Letter-to-letter transducers are a standard formalism for modeling reactive systems. Often, two transducers that model similar systems differ locally from one another, by behaving similarly, up to permutations of the input and output letters within "rounds". In this work, we introduce and study notions of simulation by rounds and equivalence by rounds of transducers. In our setting, words are partitioned to consecutive subwords of a fixed length $k$, called rounds. Then, a transducer $\mathcal{T}_1$ is $k$-round simulated by transducer $\mathcal{T}_2$ if, intuitively, for every input word $x$, we can permute the letters within each round in $x$, such that the output of $\mathcal{T}_2$ on the permuted word is itself a permutation of the output of $\mathcal{T}_1$ on $x$. Finally, two transducers are $k$-round equivalent if they simulate each other. We solve two main decision problems, namely whether $\mathcal{T}_2$ $k$-round simulates $\mathcal{T}_1$ (1) when $k$ is given as input, and (2) for an existentially quantified $k$. We demonstrate the usefulness of the definitions by applying them to process symmetry: a setting in which a permutation in the identities of processes in a multi-process system naturally gives rise to two transducers, whose $k$-round equivalence corresponds to stability against such permutations.

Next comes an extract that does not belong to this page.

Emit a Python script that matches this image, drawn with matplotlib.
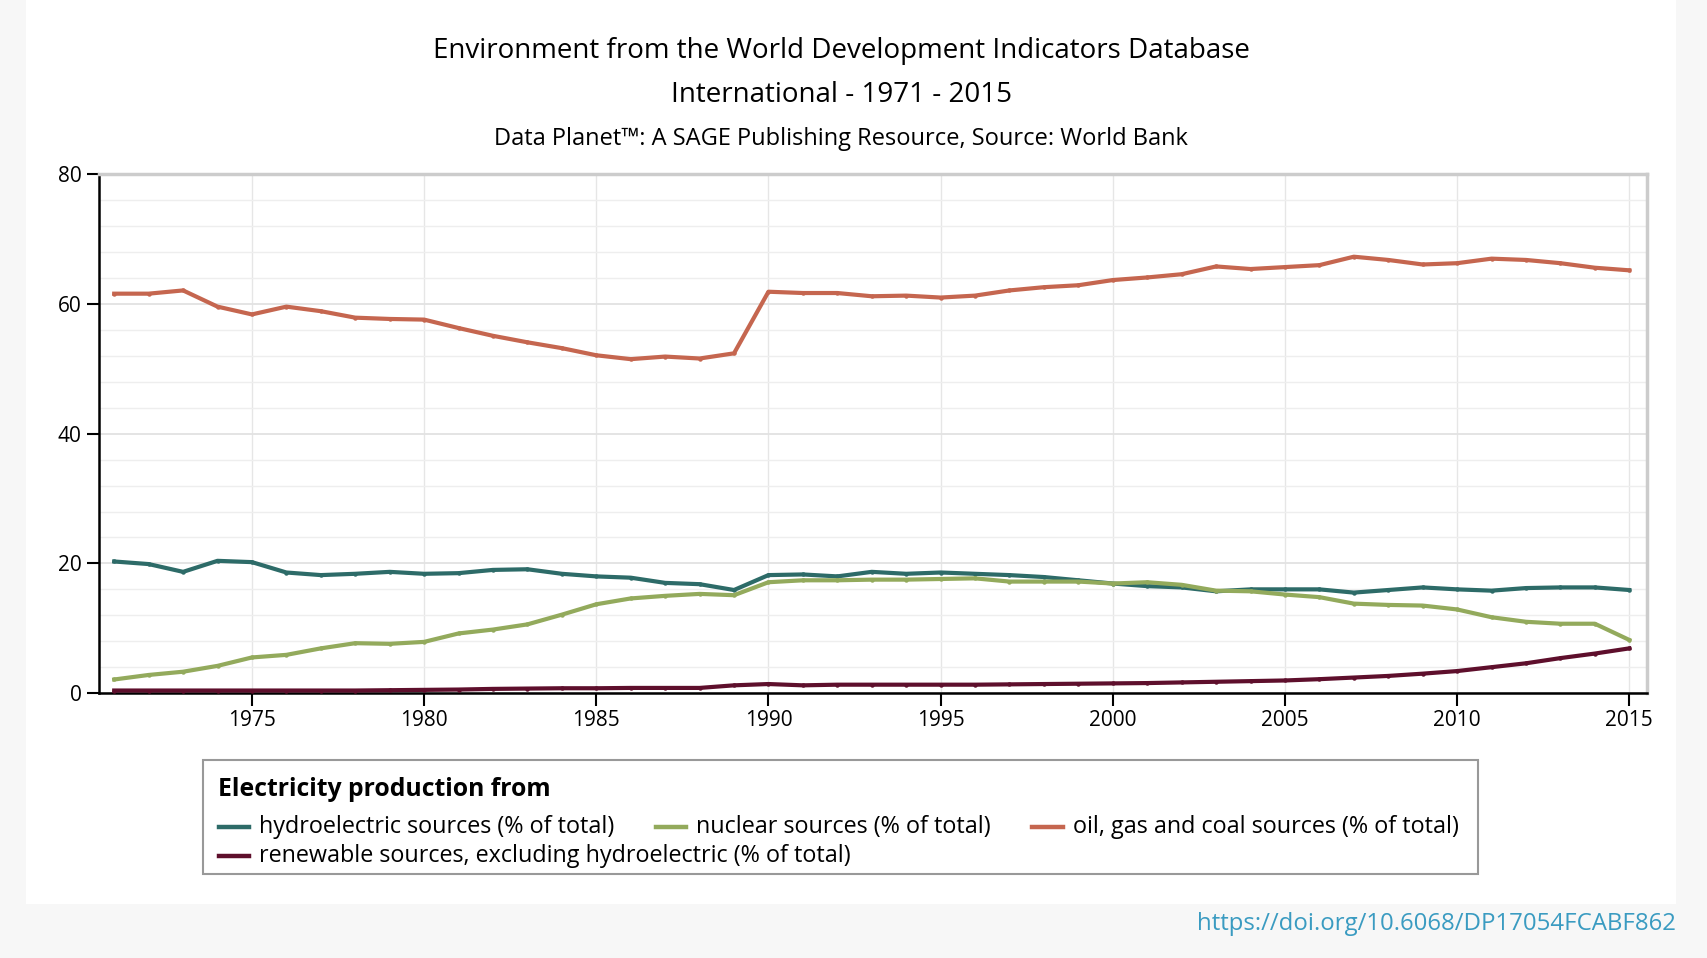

翻译：逐字母转录机是建模反应式系统的标准形式化工具。通常，两个建模相似系统的转录机会在局部上存在差异：它们在"轮次"内对输入输出字母进行排列后，行为表现相似。本研究引入并探讨了转录机的轮次模拟与轮次等价概念。在我们设定的框架中，单词被分割为固定长度 $k$ 的连续子词（称为轮次）。直观而言，若对于每个输入词 $x$，我们能在 $x$ 的每个轮次内对字母进行置换，使得转录机 $\mathcal{T}_2$ 在置换后词上的输出本身即为转录机 $\mathcal{T}_1$ 在 $x$ 上输出的某种置换，则称转录机 $\mathcal{T}_1$ 可被 $\mathcal{T}_2$ 进行 $k$ 轮模拟。当两个转录机互为模拟时，则称它们满足 $k$ 轮等价。我们解决了两个核心决策问题：（1）当 $k$ 作为输入给定值时，判定 $\mathcal{T}_2$ 能否 $k$ 轮模拟 $\mathcal{T}_1$；（2）判定是否存在某个存在量化的 $k$ 使得上述关系成立。通过将定义应用于过程对称性场景——即多进程系统中进程身份的置换自然生成两个转录机，且它们的 $k$ 轮等价性对应于对该类置换的稳定性——我们论证了这些定义的实际效用。